Why is it much easier to put a ring on a finger than to take it off?


Why is it much easier to put a ring on a finger than to take it off?

In: Physics

Fingers are cone shaped, so putting a ring on is easy, but once the ring reaches the hand it kinda pushed the skin and fat above it kinda locking it in, but really if you pull your skin back throw the ring the ring slips right off

Because divorce is a messy process.

But really, I think the main issue for most people is that there is more flesh the closer on the finger you get to the palm. When you try to remove the ring it tends to drag flesh toward the knuckle which forces it outwards, expanding to keep the ring in place. Putting it on from the other side of that knuckle there is less flesh available to move, and being narrower less likely to be pulled along.

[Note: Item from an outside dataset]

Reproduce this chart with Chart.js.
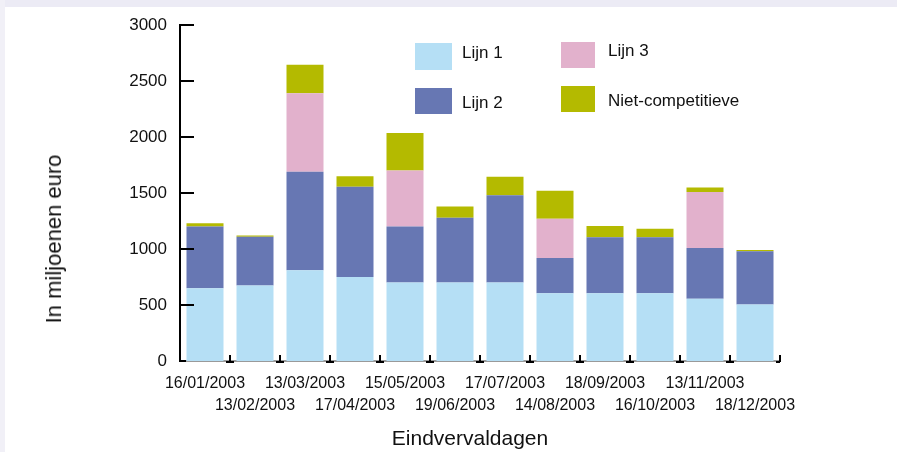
<!DOCTYPE html>
<html>
<head>
<meta charset="utf-8">
<script src="https://cdn.jsdelivr.net/npm/chart.js@4"></script>
<style>
    body { margin: 0; background: #fff; font-family: "Liberation Sans", Arial, sans-serif; color: #111; }
    #wrap { position: relative; width: 897px; height: 452px; overflow: hidden; }
    #topband { position: absolute; left: 0; top: 0; width: 897px; height: 7px; background: #ecebf5; }
    #leftband { position: absolute; left: 0; top: 0; width: 5px; height: 452px; background: #f1f0f7; }
    canvas { position: absolute; left: 0; top: 0; }
    .box { position: absolute; }
    .lbl { position: absolute; font-size: 17px; line-height: 20px; white-space: nowrap; }
    #ytitle { position: absolute; left: 54px; top: 239px; font-size: 22px; white-space: nowrap;
              transform: translate(-50%, -50%) rotate(-90deg); }
    #xtitle { position: absolute; left: 470px; top: 438px; font-size: 21px; white-space: nowrap;
              transform: translate(-50%, -50%); }
</style>
</head>
<body>
<div id="wrap">
    <div id="topband"></div>
    <div id="leftband"></div>
    <canvas id="barChart" width="897" height="452"></canvas>
    <div id="legend"></div>
    <div id="ytitle">In miljoenen euro</div>
    <div id="xtitle">Eindvervaldagen</div>
</div>
<script>
// donnees

const dates = ['16/01/2003', '13/02/2003', '13/03/2003', '17/04/2003', '15/05/2003', '19/06/2003',
    '17/07/2003', '14/08/2003', '18/09/2003', '16/10/2003', '13/11/2003', '18/12/2003'];
const lijn1 = [650, 675, 810, 750, 700, 700, 700, 605, 605, 605, 555, 505];
const lijn2 = [550, 435, 880, 805, 500, 580, 780, 315, 500, 500, 455, 475];
const lijn3 = [0, 0, 700, 0, 500, 0, 0, 350, 0, 0, 500, 0];
const nietCompetitieve = [30, 10, 255, 95, 335, 100, 165, 250, 100, 75, 40, 10];
const yTicks = [0, 500, 1000, 1500, 2000, 2500, 3000];

const colors = {
    lijn1: '#b5dff5',
    lijn2: '#6777b3',
    lijn3: '#e2b1cc',
    niet: '#b4ba00'
};

// legende (HTML)
const legendItems = [
    { text: 'Lijn 1', color: colors.lijn1, box: [415, 43, 37, 27], label: [462, 43] },
    { text: 'Lijn 2', color: colors.lijn2, box: [415, 88, 37, 26], label: [462, 93] },
    { text: 'Lijn 3', color: colors.lijn3, box: [561, 42, 34, 26], label: [608, 41] },
    { text: 'Niet-competitieve', color: colors.niet, box: [561, 86, 34, 26], label: [608, 91] }
];
const legend = document.getElementById('legend');
legendItems.forEach(function (item) {
    const b = document.createElement('div');
    b.className = 'box';
    b.style.cssText = `left:${item.box[0]}px;top:${item.box[1]}px;width:${item.box[2]}px;height:${item.box[3]}px;background:${item.color}`;
    legend.appendChild(b);
    const t = document.createElement('div');
    t.className = 'lbl';
    t.style.left = item.label[0] + 'px';
    t.style.top = item.label[1] + 'px';
    t.textContent = item.text;
    legend.appendChild(t);
});

// petits traits sur les axes
const axisMarks = {
    id: 'axisMarks',
    afterDraw(chart) {
        const ctx = chart.ctx;
        const x = chart.scales.x;
        const y = chart.scales.y;
        const area = chart.chartArea;
        ctx.save();
        ctx.strokeStyle = '#000';
        ctx.lineWidth = 2;
        // graduations y vers l'interieur
        y.ticks.forEach(function (t) {
            const py = y.getPixelForValue(t.value);
            const len = t.value === 0 ? 6 : 14;
            ctx.beginPath();
            ctx.moveTo(area.left, py);
            ctx.lineTo(area.left + len, py);
            ctx.stroke();
        });
        // graduations x entre les categories
        const n = dates.length;
        for (let i = 0; i < n; i++) {
            const bx = i < n - 1 ? (x.getPixelForValue(i) + x.getPixelForValue(i + 1)) / 2 : area.right;
            ctx.beginPath();
            ctx.moveTo(bx, area.bottom + 1);
            ctx.lineTo(bx, area.bottom - 6);
            ctx.moveTo(bx - 4, area.bottom + 1);
            ctx.lineTo(i < n - 1 ? bx + 4 : bx, area.bottom + 1);
            ctx.stroke();
        }
        ctx.restore();
    }
};

const barChart = new Chart(document.getElementById('barChart'), {
    type: 'bar',
    data: {
        labels: dates,
        datasets: [
            { label: 'Lijn 1', data: lijn1, backgroundColor: colors.lijn1 },
            { label: 'Lijn 2', data: lijn2, backgroundColor: colors.lijn2 },
            { label: 'Lijn 3', data: lijn3, backgroundColor: colors.lijn3 },
            { label: 'Niet-competitieve', data: nietCompetitieve, backgroundColor: colors.niet }
        ]
    },
    options: {
        responsive: false,
        animation: false,
        layout: { padding: { top: 25, right: 117, left: 0, bottom: 0 } },
        datasets: {
            bar: { barPercentage: 0.74, categoryPercentage: 1.0, borderWidth: 0 }
        },
        plugins: {
            legend: { display: false },
            tooltip: { enabled: false }
        },
        scales: {
            x: {
                stacked: true,
                afterFit: function (scale) { scale.height = 91; },
                grid: { display: false, drawTicks: false },
                border: { display: true, color: '#9a9a9a', width: 2 },
                ticks: {
                    autoSkip: false,
                    maxRotation: 0,
                    padding: 11,
                    color: '#111',
                    font: { family: '"Liberation Sans", Arial, sans-serif', size: 16, lineHeight: 1.4 },
                    callback: function (value, index) {
                        const label = dates[index];
                        return index % 2 ? ['', label] : label;
                    }
                }
            },
            y: {
                stacked: true,
                min: 0,
                max: 3000,
                afterFit: function (scale) { scale.width = 180; },
                afterBuildTicks: function (scale) {
                    scale.ticks = yTicks.map(v => ({ value: v }));
                },
                grid: { display: false, drawTicks: false },
                border: { display: true, color: '#000', width: 2 },
                ticks: {
                    padding: 13,
                    color: '#111',
                    font: { family: '"Liberation Sans", Arial, sans-serif', size: 17 },
                    callback: function (value) { return String(value); }
                }
            }
        }
    },
    plugins: [axisMarks]
});
</script>
</body>
</html>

When putting the ring on, the meat of your finger is being stretched away from the tip of your finger, so your finger is thinner. When taking the ring off, your skin and muscle is being pulled with it, scrunching it up above the ring. That scrunched-up skin is wider, making the ring harder to take off.

When taking a ring off, try pulling down on your skin at the base of your finger – it’ll be much easier, because your skin won’t scrunch up as much, so it won’t “lock” the ring on.

Besides what everyone else have said, throughout the day depending on how much water you drink and sodium you intake, your skin expands and retracts throughout the day. Water weight is real my dude, and fluctuates a lot more in women, who i’m assuming wear more rings than men, due to hormones too. Bodies are weird and that is my final answer

Just the finger shape (if you’re asking this literally and not metaphorically). It’s the reason zip ties work. Your finger is a slightly squishy cylinder that is smaller at one end and becomes wider nearer the knuckle. The ring will slide down it, and over it (although you will feel more pressure at the knuckle). Afterwards, it rests on a smaller part. Then, you have to force it back over the knuckle with no gradual shape leading it there, like if you were to try to force a used zip tie open simply by pulling on it.

Also, there is a muscle that rests between where your ring rests and the knuckle, which, upon being put pressure on, scrunches up near the muscle, as you slide the ring closer. It takes a few moments and some more pressure both up and down and side to side to force that muscle back under the ring.